Kharyeh Hilmi, a 55-year-old grandmother, said she was rousted from her home about 4 a.m. by soldiers in full combat gear and black face paint. Her four adult sons were handcuffed and blindfolded. They, their wives and five children were marched up the steep hill outside their home to the roadside above, where they had to wait for hours while soldiers searched the property, she said.

When the soldiers left, the Hilmi house was a shambles, drawers and closets upended, a box of Korans dumped on a back balcony.

Hilmi said the soldiers seized three guns, about a dozen kitchen knives and two pairs of binoculars. Two of her sons--both members of Palestinian security forces--were taken away. A fifth son who wasn't present is on Israel's wanted list, villagers said.

In all, the army says it seized 45 men in Tel. Many were later released, and by Wednesday, 16 remained in custody, Israeli security officials said, accused of belonging to Hamas, Islamic Jihad or other Palestinian militias.

Military officials said the army's undercover Duvdevan unit, combined with forces from the Haruv battalion, which until last year fought Islamic insurgents in southern Lebanon, entered Tel to round up Palestinians whom Israel suspects of planning or carrying out attacks on Israelis.

Among those apparently was Mohammed Rihan, 25, of Hamas' military wing. His mother, Mayser, said they heard first the helicopters, then the approach of soldiers about 3 a.m. Her son was determined not to be taken alive, she said. Rihan burst out the front door, with a shout of "Allahu akbar!" (God is great!) and his gun blazing, Mayser said. A coroner in nearby Nablus later counted 32 bullet holes in Rihan's chest, back and sides.

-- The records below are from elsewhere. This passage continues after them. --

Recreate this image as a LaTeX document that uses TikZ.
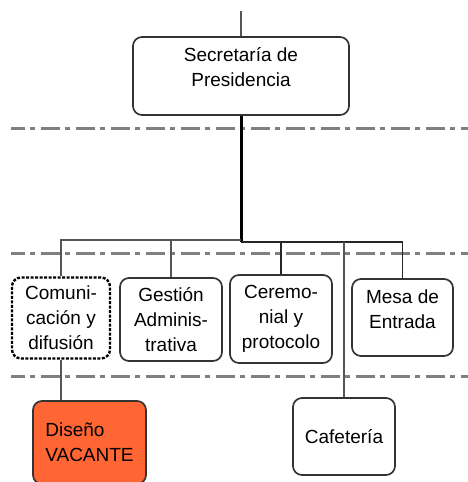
\documentclass[tikz,border=0pt]{standalone}
\usepackage{fontspec}
\setmainfont{Liberation Sans}
\usepackage{tikz}
\usetikzlibrary{calc}
\definecolor{naranja}{RGB}{255,102,51}
\definecolor{linea}{RGB}{85,85,85}
\definecolor{corte}{RGB}{128,128,128}

\begin{document}
\begin{tikzpicture}[x=1pt,y=-1pt]
                      \tikzstyle{caja}=[rounded corners=9pt,draw=black!80,line width=1.7pt,fill=white,inner sep=0pt,align=center,font=\fontsize{19}{25}\selectfont]
                      \tikzstyle{conn}=[draw=linea,line width=1.5pt]
                      \tikzstyle{nivel}=[draw=corte,line width=3pt,dash pattern=on 19pt off 5pt on 5pt off 6pt,dash phase=5pt]
                      \useasboundingbox (0,0) rectangle (468,482);
                      \node[caja,minimum width=216pt,minimum height=78pt,text depth=18pt] (sec) at (241,76) {Secretaría de\\Presidencia};
                      \node[caja,draw=black,dash pattern=on 3pt off 1.5pt,line width=2.4pt,minimum width=98pt,minimum height=81pt] (com) at (61,318) {Comuni-\\cación y\\difusión};
                      \node[caja,minimum width=102pt,minimum height=83pt] (ges) at (171,319.5) {Gestión\\Adminis-\\trativa};
                      \node[caja,minimum width=102pt,minimum height=88pt] (cer) at (281,319) {Ceremo-\\nial y\\protocolo};
                      \node[caja,minimum width=101pt,minimum height=77pt,text depth=16pt] (mes) at (402.5,317.5) {Mesa de\\Entrada};
                      \node[caja,minimum width=102pt,minimum height=77pt] (caf) at (344,436.5) {Cafetería};
                      \node[caja,fill=naranja,align=left,minimum width=113pt,minimum height=83pt] (dis) at (89.5,442.5) {Diseño\\VACANTE};
                      \coordinate (top) at (241,11);
                      \coordinate (j1) at (241,240);
                      \coordinate (j2) at (241,242);
                      % niveles
                      \draw[nivel] (11,128) -- (468,128);
                      \draw[nivel] (11,253) -- (468,253);
                      \draw[nivel] (11,376) -- (468,376);
                      % lineas
                      \draw[conn] (top) -- (sec.north);
                      \draw[line width=3pt] (sec.south) -- (j2);
                      \draw[conn] (com.north) |- (j1);
                      \draw[conn] (ges.north) -- (ges.north |- j1);
                      \draw[conn,draw=black!85] (j2) -| (mes.north);
                      \draw[conn,draw=black!85] (cer.north) -- (cer.north |- j2);
                      \draw[conn] (caf.north) -- (caf.north |- j2);
                      \draw[conn] (com.south) -- (com.south |- dis.north);
                  \end{tikzpicture}
\end{document}
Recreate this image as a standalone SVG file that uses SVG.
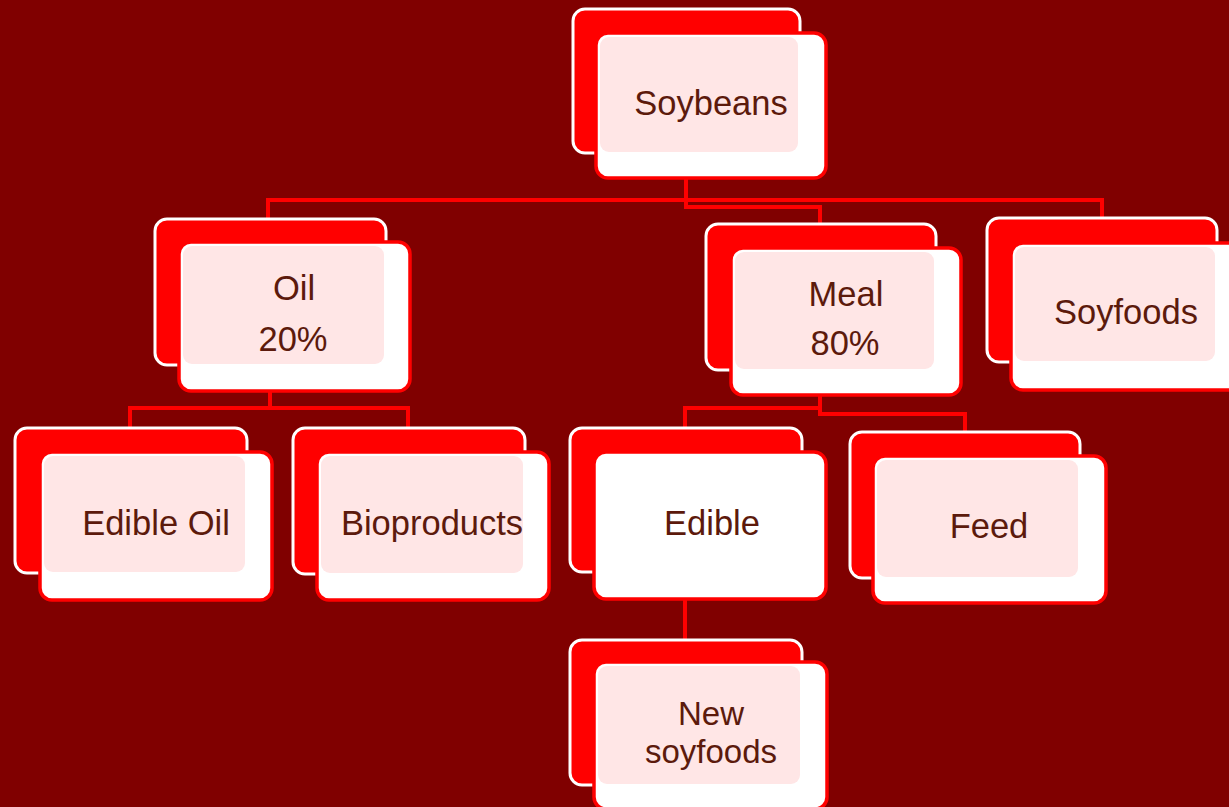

His family said he had been in a Palestinian prison for his role in a 1998 killing of two Jewish settlers but was released about four months ago when Israel began shelling police posts and jails.

"This is [Palestinian-controlled] territory, so he thought he was safe here," his sister-in-law, Nujood, 23, said as she sat with other female family members and numerous children on the narrow street in front of the Rihan house. They had covered the bloodstains with sand.

After Rihan was killed, the soldiers ordered the other men in his house--four brothers, his father, several uncles and two boys--to walk into the street, hands over their heads, Nujood and other relatives said. They said the soldiers then searched the Rihan men and boys, most forced to peel down to their underwear.

Mayser said that when the shooting started, she telephoned the Palestinian police, both in Tel and in Nablus, to beg for help. But no one came.

Armored personnel carriers and bulldozers later moved in to Tel. One home, belonging to the family of a man killed by Israeli forces while allegedly on his way to a suicide bombing, was demolished.

Army spokesmen said Tel villagers were warned before the raid began to remain inside their homes for safety. But several villagers said they received no such alert.